A controversial bill aimed at making conspiracy a crime will likely take its first step toward law as the ruling coalition is ready to ask a House of Representatives panel to approve the legislation over strong objections from the opposition parties.

The government-sponsored bill would allow authorities to crack down on members of organizations who agree to commit a crime, even if they don’t actually perpetrate one.

Lawyers and citizen groups are protesting the legislation because they fear it will end up giving the government excessive control over the public.

Here are some basic questions and answers about the conspiracy bill:

What will change if the conspiracy bill is passed?

Under current law, one can be punished only after actually committing a crime or preparing to commit what qualifies as a grave offense.

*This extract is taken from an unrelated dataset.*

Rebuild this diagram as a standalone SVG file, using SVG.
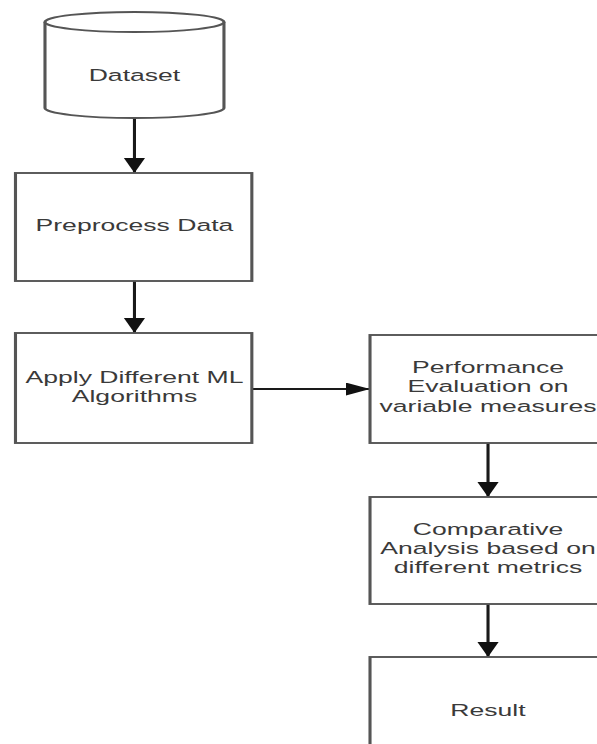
<svg xmlns="http://www.w3.org/2000/svg" width="597" height="744" viewBox="0 0 597 744">
<style>
.box{fill:#fff;stroke:#555;stroke-width:1.9}
.conn{fill:none;stroke:#1a1a1a;stroke-width:1.9}
.lbl{font-family:"Liberation Sans",Arial,sans-serif;font-size:16.3px;fill:#3a3a3a;text-anchor:middle}
</style>
<defs>
<marker id="ah" markerUnits="userSpaceOnUse" markerWidth="16" markerHeight="14" refX="15" refY="6.5" orient="auto">
<path d="M0 0 L15 6.5 L0 13 Z" fill="#111"/>
</marker>
</defs>
<rect width="597" height="744" fill="#fff"/>
<g transform="scale(1.63 1)">
<g id="connectors">
<line class="conn" x1="82.5" y1="118" x2="82.5" y2="173" marker-end="url(#ah)"/>
<line class="conn" x1="82.5" y1="281" x2="82.5" y2="333" marker-end="url(#ah)"/>
<line class="conn" x1="154.6" y1="389" x2="227" y2="389" marker-end="url(#ah)"/>
<line class="conn" x1="299.4" y1="443" x2="299.4" y2="497" marker-end="url(#ah)"/>
<line class="conn" x1="299.4" y1="604" x2="299.4" y2="657" marker-end="url(#ah)"/>
</g>
<g id="dataset">
<path class="box" d="M27.6 22 A54.9 10 0 0 1 137.4 22 L137.4 108 A54.9 10 0 0 1 27.6 108 Z"/>
<path class="box" d="M27.6 22 A54.9 10 0 0 0 137.4 22" fill="none"/>
<text class="lbl" x="82.5" y="81">Dataset</text>
</g>
<g id="preprocess">
<rect class="box" x="9.5" y="173" width="145" height="108"/>
<text class="lbl" x="82.5" y="231">Preprocess Data</text>
</g>
<g id="apply">
<rect class="box" x="9.5" y="333" width="145" height="110"/>
<text class="lbl" x="82.5" y="383">Apply Different ML</text>
<text class="lbl" x="82.5" y="402">Algorithms</text>
</g>
<g id="performance">
<rect class="box" x="227" y="335" width="145" height="108"/>
<text class="lbl" x="299.4" y="373">Performance</text>
<text class="lbl" x="299.4" y="392.5">Evaluation on</text>
<text class="lbl" x="299.4" y="412">variable measures</text>
</g>
<g id="comparative">
<rect class="box" x="227" y="497" width="145" height="107"/>
<text class="lbl" x="299.4" y="535">Comparative</text>
<text class="lbl" x="299.4" y="554">Analysis based on</text>
<text class="lbl" x="299.4" y="573">different metrics</text>
</g>
<g id="result">
<rect class="box" x="227" y="657" width="145" height="110"/>
<text class="lbl" x="299.4" y="716">Result</text>
</g>
</g>
</svg>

According to the bill, agreeing to commit a crime would be recognized as a criminal act, even if the agreeing party gets cold feet.

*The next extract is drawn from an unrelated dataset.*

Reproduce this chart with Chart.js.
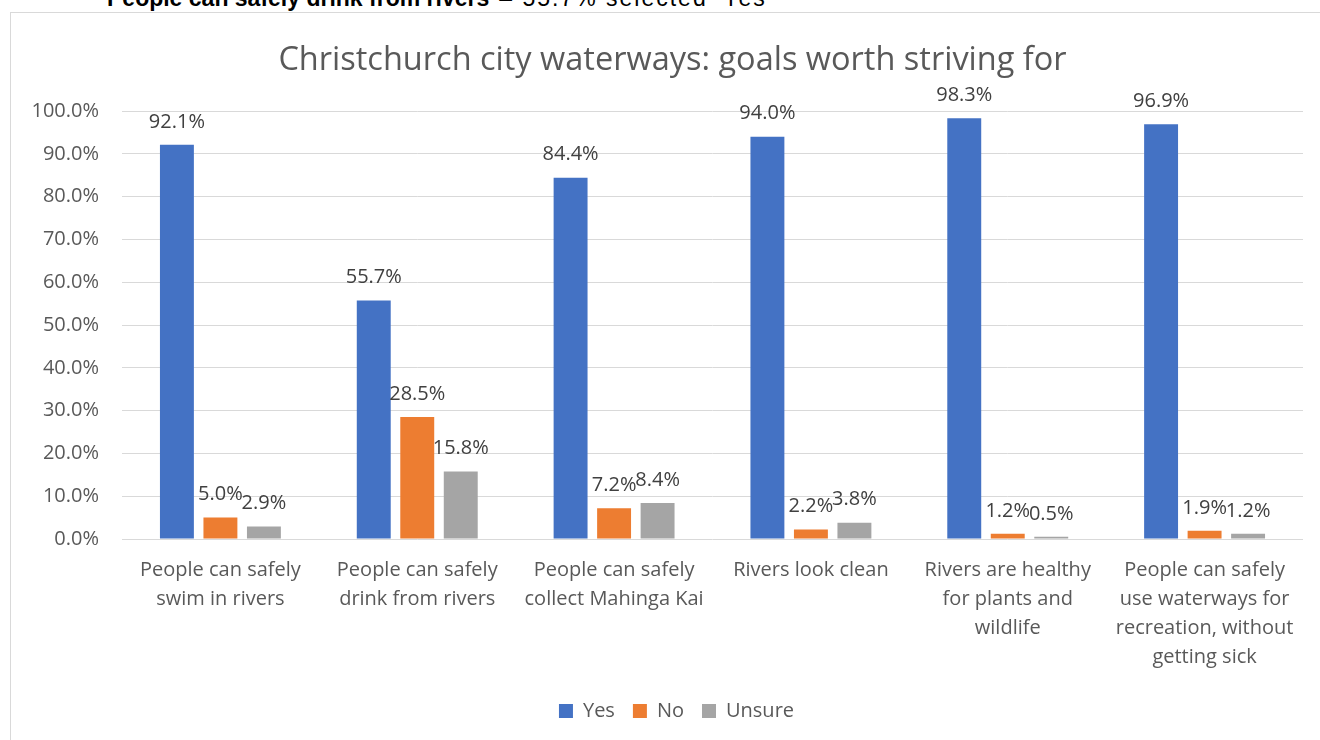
<!DOCTYPE html>
<html>
<head>
<meta charset="utf-8">
<script src="https://cdn.jsdelivr.net/npm/chart.js@4.4.0/dist/chart.umd.min.js"></script>
<style>
  html, body { margin: 0; padding: 0; background: #fff; overflow: hidden; }
  #wrap { position: relative; width: 1320px; height: 740px; }
  #caption {
    position: absolute; left: 107px; top: -13px; white-space: nowrap;
    font-family: "Liberation Sans", Arial, sans-serif; font-size: 23px; line-height: 23px; color: #000;
  }
  #caption b { font-weight: bold; }
  #caption span { margin-left: 10px; letter-spacing: 2px; }
  #frame {
    position: absolute; left: 10px; top: 12px; width: 1320px; height: 740px;
    border-left: 1px solid #d9d9d9; border-top: 1px solid #d9d9d9;
  }
  #grafico { position: absolute; left: 0; top: 0; }
</style>
</head>
<body>
<div id="wrap">
  <div id="caption"><b>People can safely drink from rivers</b><span>– 55.7% selected ‘Yes’</span></div>
  <div id="frame"></div>
  <canvas id="grafico" width="1320" height="740"></canvas>
</div>
<script>
const categorias = [
    ['People can safely', 'swim in rivers'],
    ['People can safely', 'drink from rivers'],
    ['People can safely', 'collect Mahinga Kai'],
    ['Rivers look clean'],
    ['Rivers are healthy', 'for plants and', 'wildlife'],
    ['People can safely', 'use waterways for', 'recreation, without', 'getting sick']
];
const valoresSi = [92.1, 55.7, 84.4, 94.0, 98.3, 96.9];
const valoresNo = [5.0, 28.5, 7.2, 2.2, 1.2, 1.9];
const valoresInseguro = [2.9, 15.8, 8.4, 3.8, 0.5, 1.2];
const marcasEjeY = [0, 10, 20, 30, 40, 50, 60, 70, 80, 90, 100];

const fuente = '"Open Sans"';
const grisTexto = '#595959';

// etiquetas de valor sobre cada barra
const etiquetasBarras = {
    id: 'etiquetasBarras',
    afterDatasetsDraw(chart) {
        const ctx = chart.ctx;
        ctx.save();
        ctx.font = `20px ${fuente}`;
        ctx.fillStyle = '#404040';
        ctx.textAlign = 'center';
        ctx.textBaseline = 'middle';
        chart.data.datasets.forEach((ds, i) => {
            chart.getDatasetMeta(i).data.forEach((barra, j) => {
                ctx.fillText(ds.data[j].toFixed(1) + '%', barra.x, barra.y - 23);
            });
        });
        ctx.restore();
    }
};

// título y leyenda van centrados en el marco, no en el lienzo
const centrarEnMarco = {
    id: 'centrarEnMarco',
    afterLayout(chart) {
        chart.legend.left += 25;
        chart.legend.right += 25;
        chart.titleBlock.left += 21;
        chart.titleBlock.right += 21;
    }
};

Chart.defaults.font.family = fuente;
Chart.defaults.color = grisTexto;

const ctx = document.getElementById('grafico').getContext('2d');
new Chart(ctx, {
    type: 'bar',
    data: {
        labels: categorias,
        datasets: [
            { label: 'Yes', data: valoresSi, backgroundColor: '#4472C4' },
            { label: 'No', data: valoresNo, backgroundColor: '#ED7D31' },
            { label: 'Unsure', data: valoresInseguro, backgroundColor: '#A5A5A5' }
        ]
    },
    options: {
        responsive: false,
        animation: false,
        categoryPercentage: 0.663,
        barPercentage: 0.78,
        layout: { padding: { left: 0, right: 17, top: 0, bottom: 9 } },
        plugins: {
            title: {
                display: true,
                text: 'Christchurch city waterways: goals worth striving for',
                font: { size: 32.5, weight: 'normal' },
                color: grisTexto,
                padding: { top: 41, bottom: 31 }
            },
            legend: {
                position: 'bottom',
                labels: {
                    boxWidth: 14,
                    boxHeight: 14,
                    padding: 18,
                    font: { size: 20 },
                    color: grisTexto
                }
            },
            tooltip: { enabled: false }
        },
        scales: {
            x: {
                grid: { display: false, drawTicks: false },
                border: { display: false },
                ticks: {
                    autoSkip: false,
                    maxRotation: 0,
                    padding: 17,
                    font: { size: 20, lineHeight: 1.45 },
                    color: grisTexto
                },
                afterFit(scale) { scale.height = 144; }
            },
            y: {
                min: 0,
                max: 100,
                afterBuildTicks(scale) { scale.ticks = marcasEjeY.map(v => ({ value: v })); },
                grid: { color: '#d9d9d9', lineWidth: 1, drawTicks: false },
                border: { display: false },
                ticks: {
                    padding: 23,
                    font: { size: 20 },
                    color: grisTexto,
                    callback: v => v.toFixed(1) + '%'
                },
                afterFit(scale) { scale.width = 122; }
            }
        }
    },
    plugins: [etiquetasBarras, centrarEnMarco]
});
</script>
</body>
</html>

The new legislation would also apply to all crimes punishable by imprisonment of four years or longer, up to capital punishment. Convicted conspirators would face a prison term of up to five years.

What are the key points of contention with the bill?

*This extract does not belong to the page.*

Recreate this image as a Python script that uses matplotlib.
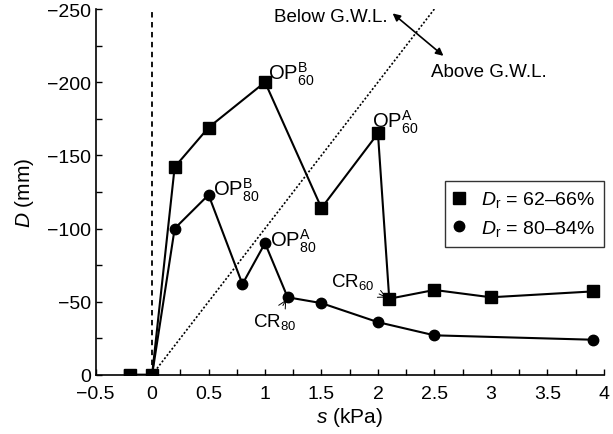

The Justice Ministry claims the legislation is designed to target only organized crime by groups, including yakuza and fraud rings, and would apply only to “specific and realistic (conspiratorial) agreements” made by their members, instead of ordinary individuals.

But the Japan Federation of Bar Associations and many citizen groups have asserted that authorities will likely abuse their power by stretching the bill’s interpretation to include lesser crimes committed by the general public. This is because the definition of conspiracy and the targeted groups as written in the bill has been left vague.

The legislation would apply to more than 615 offenses, including murder and theft, but critics say many on the list have little to do with organized crime, including violations of the election and political funds control laws.

How the state recognizes a conspiracy “agreement” is another issue. In October, then Justice Minister Chieko Noono told the Lower House that “even winking” could be a signal of criminal conspiracy. This fueled public fears of state abuse of authority.

What are the parties’ current positions on the bill?

The ruling bloc has proposed revising it to limit its scope to organizations that commit crimes as a “common purpose.”

The proposed revisions would also make conspiracy punishable only when members of a group, besides agreeing to commit a crime, carry out “an act conducive” to the crime, such as casing the scene of the planned offense.

But the Democratic Party of Japan, the largest opposition force, says the phrases “common purposes” and “conducive acts” are not clearly defined. Opposition leaders appear to be ready to put up a fight if the ruling bloc tries to ram the bill through the Lower House.

Why is the government pushing to enact the bill now?

In 2000, Japan signed the United Nations Convention Against Transnational Organized Crime, which set guidelines for cooperation on fighting international organized crime.

The treaty obliges member countries to have domestic legislation that establishes conspiracy as a crime.

As of April, 119 countries, including Canada, France, Russia, Britain and U.S., have met the terms of the U.N. Convention.